The use of moveable comb and frame hives opens up new opportunities for beekeeping management as beekeepers can improve colonisation rates by dividing hives.  Top-bar hives simplify harvesting compared to a fixed comb hive - because the combs are more accessible and more easily removed - and also compared to a frame hive, because there is no need for the complicated extracting equipment used in frame hive beekeeping.

Key points:

  • A beehive is for the convenience of the beekeeper, not the bees
  • Understanding the ideas underlying hive design will enable a person to choose the most suitable hive for their circumstances.
  • Any management technique that can be done with a frame hive can also be done with a top-bar hive.

One very robust argument for choosing simple hive styles is that beekeepers should be able to make their own from local materials that are easily and cheaply available. The simpler a hive is to make, the more people will be able to take part in beekeeping even if they have very little money. They can invest a small amount and then as skill and income grows, further investment can be made to acquire more and better hives.

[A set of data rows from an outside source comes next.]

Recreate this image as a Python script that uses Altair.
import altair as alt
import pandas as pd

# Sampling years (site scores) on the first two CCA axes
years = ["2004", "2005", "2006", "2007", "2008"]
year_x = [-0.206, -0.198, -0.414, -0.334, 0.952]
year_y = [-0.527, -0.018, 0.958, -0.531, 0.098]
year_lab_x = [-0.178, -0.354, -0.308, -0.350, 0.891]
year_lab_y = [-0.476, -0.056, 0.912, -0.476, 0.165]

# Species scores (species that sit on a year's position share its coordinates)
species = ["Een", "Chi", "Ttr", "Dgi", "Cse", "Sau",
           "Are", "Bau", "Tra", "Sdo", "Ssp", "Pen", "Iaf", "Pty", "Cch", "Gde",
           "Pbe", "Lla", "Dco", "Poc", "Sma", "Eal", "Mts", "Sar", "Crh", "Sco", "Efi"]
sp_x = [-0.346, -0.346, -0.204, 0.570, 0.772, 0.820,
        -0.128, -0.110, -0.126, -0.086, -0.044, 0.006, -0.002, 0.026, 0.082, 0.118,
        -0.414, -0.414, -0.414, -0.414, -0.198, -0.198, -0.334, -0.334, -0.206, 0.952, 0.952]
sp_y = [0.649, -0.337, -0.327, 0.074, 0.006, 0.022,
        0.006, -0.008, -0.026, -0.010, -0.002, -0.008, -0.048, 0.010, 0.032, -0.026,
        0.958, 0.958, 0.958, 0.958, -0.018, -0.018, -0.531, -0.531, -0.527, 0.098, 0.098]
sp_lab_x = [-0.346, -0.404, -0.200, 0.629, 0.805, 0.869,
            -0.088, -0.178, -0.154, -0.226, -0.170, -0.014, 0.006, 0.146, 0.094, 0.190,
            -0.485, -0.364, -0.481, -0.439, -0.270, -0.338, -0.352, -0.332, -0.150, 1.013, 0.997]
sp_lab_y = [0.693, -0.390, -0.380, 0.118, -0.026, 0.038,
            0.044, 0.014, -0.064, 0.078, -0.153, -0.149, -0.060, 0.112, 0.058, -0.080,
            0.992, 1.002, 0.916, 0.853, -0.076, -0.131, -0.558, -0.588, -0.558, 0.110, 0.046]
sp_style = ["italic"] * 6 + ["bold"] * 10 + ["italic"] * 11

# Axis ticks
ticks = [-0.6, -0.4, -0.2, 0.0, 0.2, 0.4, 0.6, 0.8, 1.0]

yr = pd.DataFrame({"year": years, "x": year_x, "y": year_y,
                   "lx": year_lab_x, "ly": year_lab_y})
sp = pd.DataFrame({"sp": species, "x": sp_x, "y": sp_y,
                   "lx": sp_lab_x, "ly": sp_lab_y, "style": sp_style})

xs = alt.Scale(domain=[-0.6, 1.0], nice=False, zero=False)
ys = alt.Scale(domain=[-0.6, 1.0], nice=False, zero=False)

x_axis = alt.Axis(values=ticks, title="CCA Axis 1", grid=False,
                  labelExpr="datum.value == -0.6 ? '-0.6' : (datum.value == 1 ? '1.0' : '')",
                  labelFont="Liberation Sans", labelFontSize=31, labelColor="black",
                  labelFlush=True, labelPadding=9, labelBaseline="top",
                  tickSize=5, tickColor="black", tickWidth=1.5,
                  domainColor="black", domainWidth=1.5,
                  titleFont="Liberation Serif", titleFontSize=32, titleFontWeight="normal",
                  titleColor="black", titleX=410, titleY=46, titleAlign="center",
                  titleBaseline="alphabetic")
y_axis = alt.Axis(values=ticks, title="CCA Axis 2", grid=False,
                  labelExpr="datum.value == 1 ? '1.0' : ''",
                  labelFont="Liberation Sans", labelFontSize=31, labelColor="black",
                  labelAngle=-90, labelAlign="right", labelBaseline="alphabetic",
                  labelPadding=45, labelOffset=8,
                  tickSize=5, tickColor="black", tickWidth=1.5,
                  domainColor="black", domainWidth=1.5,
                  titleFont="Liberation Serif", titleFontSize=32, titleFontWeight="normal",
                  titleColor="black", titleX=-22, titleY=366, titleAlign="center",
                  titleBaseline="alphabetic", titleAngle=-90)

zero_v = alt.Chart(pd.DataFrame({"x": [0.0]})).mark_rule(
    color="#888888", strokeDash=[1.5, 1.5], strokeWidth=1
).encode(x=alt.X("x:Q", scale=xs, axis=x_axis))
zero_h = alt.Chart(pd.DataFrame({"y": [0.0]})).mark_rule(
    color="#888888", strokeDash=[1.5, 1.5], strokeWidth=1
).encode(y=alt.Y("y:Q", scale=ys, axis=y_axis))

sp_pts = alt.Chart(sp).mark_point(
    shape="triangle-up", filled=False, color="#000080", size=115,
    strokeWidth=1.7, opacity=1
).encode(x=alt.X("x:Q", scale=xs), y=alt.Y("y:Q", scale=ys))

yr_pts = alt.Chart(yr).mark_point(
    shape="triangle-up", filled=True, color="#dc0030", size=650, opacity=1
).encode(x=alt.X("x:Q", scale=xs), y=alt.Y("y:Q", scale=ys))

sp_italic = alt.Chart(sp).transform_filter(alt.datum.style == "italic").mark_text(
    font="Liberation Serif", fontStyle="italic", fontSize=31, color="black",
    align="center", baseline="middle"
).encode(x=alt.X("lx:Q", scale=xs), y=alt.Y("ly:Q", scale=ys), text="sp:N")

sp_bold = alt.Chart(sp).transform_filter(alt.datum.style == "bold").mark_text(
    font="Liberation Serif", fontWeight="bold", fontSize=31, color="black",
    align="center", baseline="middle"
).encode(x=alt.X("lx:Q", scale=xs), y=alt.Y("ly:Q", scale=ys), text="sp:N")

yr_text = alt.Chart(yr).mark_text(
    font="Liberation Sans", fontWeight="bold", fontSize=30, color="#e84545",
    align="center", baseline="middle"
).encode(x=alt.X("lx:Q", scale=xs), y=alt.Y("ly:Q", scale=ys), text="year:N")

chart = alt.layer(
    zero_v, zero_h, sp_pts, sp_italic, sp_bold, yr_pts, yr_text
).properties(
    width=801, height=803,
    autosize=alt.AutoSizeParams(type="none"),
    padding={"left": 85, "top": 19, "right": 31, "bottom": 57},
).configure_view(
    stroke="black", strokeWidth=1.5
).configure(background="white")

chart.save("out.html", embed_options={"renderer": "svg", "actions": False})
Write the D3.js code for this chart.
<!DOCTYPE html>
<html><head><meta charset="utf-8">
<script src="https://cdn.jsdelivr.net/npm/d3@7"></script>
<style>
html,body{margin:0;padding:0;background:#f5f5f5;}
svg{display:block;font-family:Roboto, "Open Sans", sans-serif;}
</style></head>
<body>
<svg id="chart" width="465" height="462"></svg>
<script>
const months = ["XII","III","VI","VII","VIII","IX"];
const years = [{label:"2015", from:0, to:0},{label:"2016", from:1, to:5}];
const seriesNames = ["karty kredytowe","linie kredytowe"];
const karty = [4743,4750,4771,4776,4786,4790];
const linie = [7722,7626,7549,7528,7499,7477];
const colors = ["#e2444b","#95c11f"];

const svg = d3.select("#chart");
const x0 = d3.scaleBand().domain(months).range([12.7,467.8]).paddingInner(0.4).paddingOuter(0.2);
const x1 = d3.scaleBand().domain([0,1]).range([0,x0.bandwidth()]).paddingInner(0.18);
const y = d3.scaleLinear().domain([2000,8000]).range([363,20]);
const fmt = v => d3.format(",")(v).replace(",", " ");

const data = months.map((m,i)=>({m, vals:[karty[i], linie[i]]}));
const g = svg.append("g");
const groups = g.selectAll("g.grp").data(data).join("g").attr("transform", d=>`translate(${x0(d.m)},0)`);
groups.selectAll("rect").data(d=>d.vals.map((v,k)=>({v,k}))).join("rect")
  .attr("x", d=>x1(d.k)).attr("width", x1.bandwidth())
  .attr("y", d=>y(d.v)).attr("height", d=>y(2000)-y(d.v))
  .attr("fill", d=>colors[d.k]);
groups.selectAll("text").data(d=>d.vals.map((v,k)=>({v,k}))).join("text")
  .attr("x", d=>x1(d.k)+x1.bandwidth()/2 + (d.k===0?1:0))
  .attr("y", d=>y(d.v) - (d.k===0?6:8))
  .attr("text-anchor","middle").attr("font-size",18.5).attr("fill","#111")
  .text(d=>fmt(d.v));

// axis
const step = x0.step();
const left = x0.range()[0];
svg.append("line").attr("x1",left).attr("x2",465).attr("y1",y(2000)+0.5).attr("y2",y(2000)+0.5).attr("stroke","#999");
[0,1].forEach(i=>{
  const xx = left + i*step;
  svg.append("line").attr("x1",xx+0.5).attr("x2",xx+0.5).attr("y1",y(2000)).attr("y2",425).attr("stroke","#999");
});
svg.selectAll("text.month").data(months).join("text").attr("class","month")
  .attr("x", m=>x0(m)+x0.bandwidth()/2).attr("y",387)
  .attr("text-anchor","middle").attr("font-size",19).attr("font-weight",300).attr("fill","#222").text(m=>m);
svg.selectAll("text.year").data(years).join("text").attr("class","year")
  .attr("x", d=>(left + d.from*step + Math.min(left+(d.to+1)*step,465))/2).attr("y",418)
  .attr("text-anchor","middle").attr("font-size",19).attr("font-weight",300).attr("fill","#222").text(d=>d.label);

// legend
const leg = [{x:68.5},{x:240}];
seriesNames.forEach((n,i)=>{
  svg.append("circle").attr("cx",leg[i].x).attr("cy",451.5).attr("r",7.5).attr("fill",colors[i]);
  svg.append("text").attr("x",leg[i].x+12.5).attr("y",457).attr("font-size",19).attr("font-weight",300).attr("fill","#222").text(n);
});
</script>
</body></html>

Not all honey bees can be kept in beehives. The largest honey bees, Apis dorsata and Apis laboriosa and the tiny Apis florea build only a single comb and do not lend themselves to hive beekeeping.  However, in certain parts of South East Asia people have developed an intermediate bee management style for Apis dorsata, known as rafter beekeeping where bees are encouraged to build their combs on a specially prepared wooden branch.